Alberto Ziveri

Artist's biography

Alberto Ziveri was born in Rome in December 1908 and passed away in February 1990. “Ziveri’s realism was never subjected to empty abstractions or political polemics. His is a poetry of reality, not a chronicle of it,” wrote Romeo Lucchese in 1952 about the artist's painting style. Ziveri made his public debut at just twenty years old at the Esposizione di Belle Arti. In 1930, he was called to Milan for military service, joining the Bersaglieri regiment. The uniform became an artistic obsession, reappearing often in his paintings and self-portraits around the time of the war. In 1933, he exhibited at the Galleria Sabatello on Via del Babuino in Rome, alongside Pericle Fazzini. The show received fair critical success. By 1934, Ziveri had developed his personal artistic approach, finding his path in tonalism. Influenced by the work of Piero della Francesca, whom Roberto Longhi had recently brought back to critical attention, Ziveri began pursuing a deep spiritual dimension and a new sense of plasticity, understood as the conquest of spatial sense and light, as seen in Giocatori di Birilli (Bowling Players).

 

In 1937, Ziveri embarked on a trip to Paris for the International Exposition, which also took him to Belgium and the Netherlands. This experience was pivotal and led to a profound change in his painting, as he would later recall in his memoirs: “[...] in Belgium and the Netherlands I learned a lot, not only from Rembrandt and Vermeer but also from all those Dutch and Flemish artists wrongly considered ‘minor,’ who delve deeply into reality through their craft.” Upon returning to Rome, times were tough. The specter of war loomed ever closer, and Ziveri painted large-scale canvases like La rissa (The Fight) and La lotta di popolane (The Struggle of the Working Women), as if to narrate scenes of everyday life amidst the tragic events that were about to unfold.
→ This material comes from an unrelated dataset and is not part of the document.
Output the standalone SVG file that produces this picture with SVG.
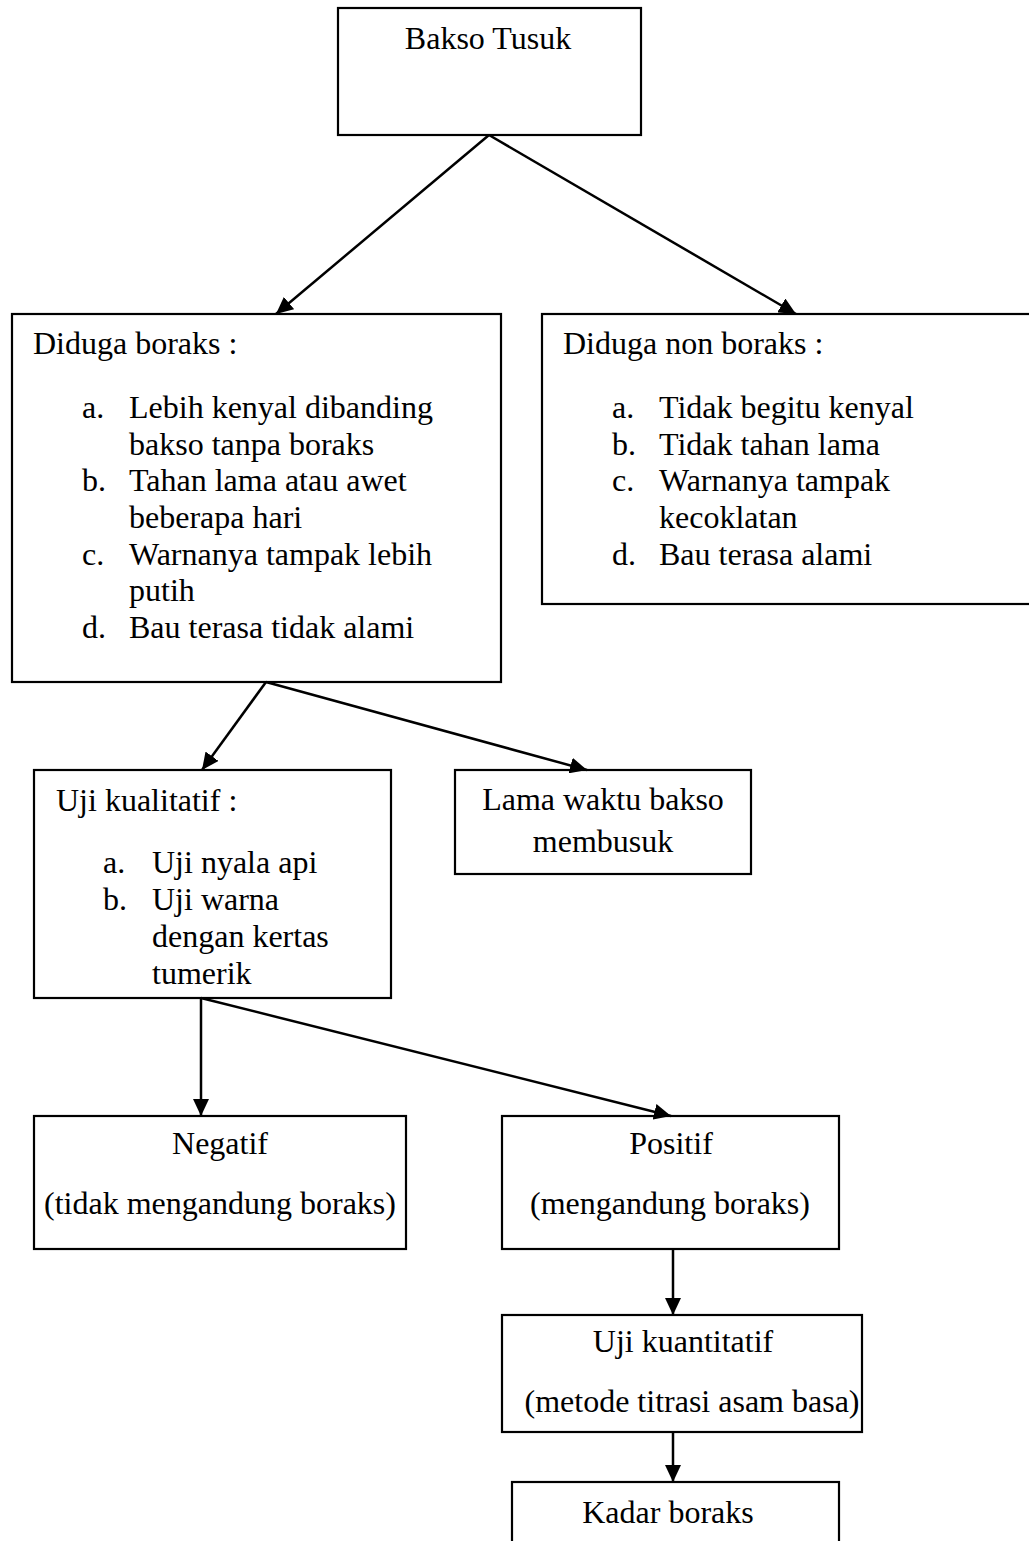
<svg xmlns="http://www.w3.org/2000/svg" width="1029" height="1541" viewBox="0 0 1029 1541">
<style>
rect.box{fill:#fff;stroke:#000;stroke-width:2.2}
text{font-family:"Liberation Serif","Times New Roman",serif;font-size:32px;fill:#000}
.c{text-anchor:middle}
.conn line{stroke:#000;stroke-width:2.5;marker-end:url(#ah)}
</style>
<defs>
<marker id="ah" markerUnits="userSpaceOnUse" markerWidth="17" markerHeight="16" refX="17" refY="8" orient="auto" viewBox="0 0 17 16">
<path d="M0,0 L17,8 L0,16 z" fill="#000"/>
</marker>
</defs>
<rect width="1029" height="1541" fill="#fff"/>
<g id="n-bakso">
<rect class="box" x="338" y="8" width="303" height="127"/>
<text class="c" x="488" y="49">Bakso Tusuk</text>
</g>
<g id="n-boraks">
<rect class="box" x="12" y="314" width="489" height="368"/>
<text x="33" y="354">Diduga boraks :</text>
<text x="82" y="418">a.</text><text x="129" y="418">Lebih kenyal dibanding</text>
<text x="129" y="455">bakso tanpa boraks</text>
<text x="82" y="491">b.</text><text x="129" y="491">Tahan lama atau awet</text>
<text x="129" y="528">beberapa hari</text>
<text x="82" y="565">c.</text><text x="129" y="565">Warnanya tampak lebih</text>
<text x="129" y="601">putih</text>
<text x="82" y="638">d.</text><text x="129" y="638">Bau terasa tidak alami</text>
</g>
<g id="n-nonboraks">
<rect class="box" x="542" y="314" width="500" height="290"/>
<text x="563" y="354">Diduga non boraks :</text>
<text x="612" y="418">a.</text><text x="659" y="418">Tidak begitu kenyal</text>
<text x="612" y="455">b.</text><text x="659" y="455">Tidak tahan lama</text>
<text x="612" y="491">c.</text><text x="659" y="491">Warnanya tampak</text>
<text x="659" y="528">kecoklatan</text>
<text x="612" y="565">d.</text><text x="659" y="565">Bau terasa alami</text>
</g>
<g id="n-kualitatif">
<rect class="box" x="34" y="770" width="357" height="228"/>
<text x="56" y="811">Uji kualitatif :</text>
<text x="103" y="873">a.</text><text x="152" y="873">Uji nyala api</text>
<text x="103" y="910">b.</text><text x="152" y="910">Uji warna</text>
<text x="152" y="947">dengan kertas</text>
<text x="152" y="984">tumerik</text>
</g>
<g id="n-lama">
<rect class="box" x="455" y="770" width="296" height="104"/>
<text class="c" x="603" y="810">Lama waktu bakso</text>
<text class="c" x="603" y="852">membusuk</text>
</g>
<g id="n-negatif">
<rect class="box" x="34" y="1116" width="372" height="133"/>
<text class="c" x="220" y="1154">Negatif</text>
<text class="c" x="220" y="1214">(tidak mengandung boraks)</text>
</g>
<g id="n-positif">
<rect class="box" x="502" y="1116" width="337" height="133"/>
<text class="c" x="671" y="1154">Positif</text>
<text class="c" x="670" y="1214">(mengandung boraks)</text>
</g>
<g id="n-kuantitatif">
<rect class="box" x="502" y="1315" width="360" height="117"/>
<text class="c" x="683" y="1352">Uji kuantitatif</text>
<text class="c" x="692" y="1412">(metode titrasi asam basa)</text>
</g>
<g id="n-kadar">
<rect class="box" x="512" y="1482" width="327" height="80"/>
<text class="c" x="668" y="1523">Kadar boraks</text>
</g>
<g id="connectors" class="conn">
<line x1="489" y1="135" x2="276" y2="314"/>
<line x1="489" y1="135" x2="796" y2="314"/>
<line x1="266" y1="682" x2="202" y2="770"/>
<line x1="266" y1="682" x2="587" y2="770"/>
<line x1="201" y1="998" x2="201" y2="1116"/>
<line x1="201" y1="998" x2="671" y2="1116"/>
<line x1="673" y1="1249" x2="673" y2="1315"/>
<line x1="673" y1="1432" x2="673" y2="1482"/>
</g>
</svg>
He found inspiration “mainly in the flowerbeds and the market at Piazza Vittorio, just steps from his home on Via Conte Verde.”

 

In 1940, he participated in a group exhibition at the Galleria di Roma with friends Guttuso, Fazzini, Tamburi, Montanarini, and Guzzi. The latter wrote the introduction to the catalog, summarizing the meaning of the exhibition in a few words: “No more reality of dreams, but dream of reality. So again, since we are not afraid of words, a new realism.” Ziveri did not fail to make an impression. Among the works, still fresh from the easel, was the controversial Ritratto della Signora Natale (Portrait of Mrs. Natale), where the subject is portrayed like Ziveri’s other women: “plump, plebeian, mature sellers of carrots and cauliflowers, or the wives of tram drivers.” It was in front of this painting that the Fascist official Bruno Bottai decided to have his photo taken. His secretary, Argan, “took notes for an article to be published in the Ministry's magazine Le Arti: there was no doubt that, after the tribute to tradition, the painting’s expression moved beyond mere emotion and immediately reconnected with consciousness. (Ziveri, standing in a corner, thought these were complicated words just to say: ‘realism’).”

 

Before critics could put down their pens, Ziveri exhibited another enormous and scandalous painting, Giuditta e Oloferne (Judith and Holofernes), at the 1943 Quadriennale. Renzo Vespignani recalled the canvas as “vast and dark, as if scorched by candle smoke. Of Holofernes, I couldn’t say much, but the thigh-baring Judith immediately struck me as a vivid image, beyond the painting, because within it, she was entirely recognizable. She had familiar, desirable scents and sweats, weight in her belly, plebeian arrogance and modesty.” With this painting, Ziveri, much like Pirandello, who at the same time was painting harsh, desolate beaches, seemed to presage the imminent conflict with dramatic clarity.

 

Once again, it was the bare-legged women and uniformed men populating the brothels he painted toward the end of the war. In these chiaroscuro works, he depicted the monotony and the “craft of living,” as seen in the painting in the Iannaccone Collection. “He worked on the painting for several years, and I had to hide it from him so he would finally move on to another work. That interior was our first bedroom. We had just gotten married, money was tight, so we adapted the room as a studio. All four of the models in the painting are always me, while the soldier is a mannequin,” said Nella, his wife. “We were so jealous of each other; I didn’t want him to have other models, and he couldn’t stand the idea of me sitting on the lap of a real man.”